I really enjoyed Dear Future: You Can Keep the Change for its bite-sized, focused chapters. Each one looks at a different area where AI is likely to shape the future, which made the book easy to pick up, reflect on, and return to without feeling overwhelming.
What stood out most to me was how eye-opening it felt as a warning about where society may be headed if AI development continues unchecked. Ronee Hulk avoids hype and fear-mongering, instead offering grounded, thoughtful reflections that feel rooted in real human concerns. The book reads less like prediction and more like a series of conversations urging awareness, responsibility, and intentional change. Quietly thought-provoking and timely.
AI is one of those topics of the hour that everyone is talking about, yet most people seem not to fully understand. This leads most commentators to skew to one of the extremes--either that AI is a flash in the pan that will disappear, or that it will take over our lives. I think many of us laypeople long for a balanced, intelligent, insightful take on what AI means to the world.
Ronee Hulk started to write just that in their book, Dear Future: You Can Keep the Change. Organized into chapters on application areas for AI, most of the book is just the kind of intelligent and balanced perspective that I (and I suspect many others) have been looking for.
The chapters on the potential in healthcare and education are insightful and balanced. They, along with chapters on societal and even religious implications, are well-researched and documented. (Interestingly, because this domain is so new and changes so quickly, well over 100 of the 125 endnotes were webpages.)
However, by the 10th of 11 chapters, the tone started to change. The language started becoming more dramatic and extreme, asserting ideas with very thin logic. For a book published in late 2025 to assert that "Building design, engineering and construction will be completed by humanoid robots, overturning the industry entirely. Craftspeople who work in specialist areas such as heritage restoration or the upkeep of older and listed buildings will last longer, but not forever. By 2030, even those roles will have gone." (p. 123) In less than five years, all physical buildings will be constructed by robots, and even specialist trades will be eliminated?!? Who will build the factories where the robots are built, and who will deploy and maintain the robots?
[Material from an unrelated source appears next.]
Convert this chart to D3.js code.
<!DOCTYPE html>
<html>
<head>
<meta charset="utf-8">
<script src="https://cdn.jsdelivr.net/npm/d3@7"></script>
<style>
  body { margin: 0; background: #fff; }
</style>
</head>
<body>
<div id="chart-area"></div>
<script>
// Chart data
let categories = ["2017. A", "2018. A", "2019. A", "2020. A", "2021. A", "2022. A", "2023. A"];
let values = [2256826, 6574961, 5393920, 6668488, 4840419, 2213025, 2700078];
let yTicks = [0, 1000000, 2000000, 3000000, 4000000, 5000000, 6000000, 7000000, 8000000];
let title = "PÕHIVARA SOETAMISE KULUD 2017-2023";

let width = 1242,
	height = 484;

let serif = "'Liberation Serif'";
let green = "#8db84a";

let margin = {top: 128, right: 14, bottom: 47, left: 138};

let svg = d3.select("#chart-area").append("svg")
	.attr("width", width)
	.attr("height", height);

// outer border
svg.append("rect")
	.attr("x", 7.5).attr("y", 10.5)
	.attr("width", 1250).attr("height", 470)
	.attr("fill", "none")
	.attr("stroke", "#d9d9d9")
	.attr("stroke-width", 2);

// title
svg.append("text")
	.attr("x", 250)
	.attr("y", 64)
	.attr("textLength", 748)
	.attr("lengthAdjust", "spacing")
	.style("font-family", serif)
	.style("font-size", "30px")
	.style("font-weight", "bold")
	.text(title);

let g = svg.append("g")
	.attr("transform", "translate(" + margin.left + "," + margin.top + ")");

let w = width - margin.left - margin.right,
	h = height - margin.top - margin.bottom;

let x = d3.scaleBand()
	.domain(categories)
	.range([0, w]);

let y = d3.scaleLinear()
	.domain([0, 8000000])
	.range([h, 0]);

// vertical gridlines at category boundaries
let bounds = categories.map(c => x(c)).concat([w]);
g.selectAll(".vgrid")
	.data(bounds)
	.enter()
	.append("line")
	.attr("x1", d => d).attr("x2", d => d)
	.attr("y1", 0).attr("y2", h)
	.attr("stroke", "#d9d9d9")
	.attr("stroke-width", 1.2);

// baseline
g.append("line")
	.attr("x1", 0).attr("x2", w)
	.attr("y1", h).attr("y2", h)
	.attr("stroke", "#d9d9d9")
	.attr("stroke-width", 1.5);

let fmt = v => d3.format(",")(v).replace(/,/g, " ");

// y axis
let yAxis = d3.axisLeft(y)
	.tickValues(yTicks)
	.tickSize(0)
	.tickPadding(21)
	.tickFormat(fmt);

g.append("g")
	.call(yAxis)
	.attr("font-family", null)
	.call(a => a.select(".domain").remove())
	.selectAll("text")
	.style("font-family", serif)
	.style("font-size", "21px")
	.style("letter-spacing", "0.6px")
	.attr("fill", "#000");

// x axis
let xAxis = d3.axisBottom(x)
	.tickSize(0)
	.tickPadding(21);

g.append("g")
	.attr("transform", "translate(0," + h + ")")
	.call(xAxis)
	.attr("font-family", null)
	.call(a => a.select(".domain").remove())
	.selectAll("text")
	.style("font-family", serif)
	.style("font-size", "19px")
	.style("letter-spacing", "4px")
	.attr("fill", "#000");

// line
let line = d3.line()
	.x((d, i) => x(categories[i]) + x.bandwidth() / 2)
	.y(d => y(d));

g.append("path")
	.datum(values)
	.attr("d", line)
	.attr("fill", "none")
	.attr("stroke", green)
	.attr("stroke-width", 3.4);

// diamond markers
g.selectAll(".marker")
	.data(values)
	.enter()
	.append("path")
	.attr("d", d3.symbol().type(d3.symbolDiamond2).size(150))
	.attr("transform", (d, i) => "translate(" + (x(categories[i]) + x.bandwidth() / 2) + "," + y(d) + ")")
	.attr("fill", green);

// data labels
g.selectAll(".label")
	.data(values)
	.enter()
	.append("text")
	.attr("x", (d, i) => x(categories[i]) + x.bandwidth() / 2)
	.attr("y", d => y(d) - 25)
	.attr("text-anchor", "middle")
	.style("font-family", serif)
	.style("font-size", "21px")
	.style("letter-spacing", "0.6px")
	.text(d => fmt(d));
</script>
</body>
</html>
This is a wild and unsupported assertion.
Hulk argues that because corporations won't need to hire people, their profits will grow, yet, as a result, "tax revenues falter, ...] (p. 110)
The ability of AI to "[find] the keys to unlock free energy, [which will lead to] the collapse of any residual scarcity [the basis for economics]." (p. 112) According to Hulk, energy is the only meaningful cost in economics, and if it becomes free, then every business is essentially infinitely scalable at no cost.
These alarmist statements--with no coherent logic--undermine the author's credibility.
Ultimately, I can recommend the book, but caution the reader that if they venture past the 9th chapter, they are in doubly uncharted territory.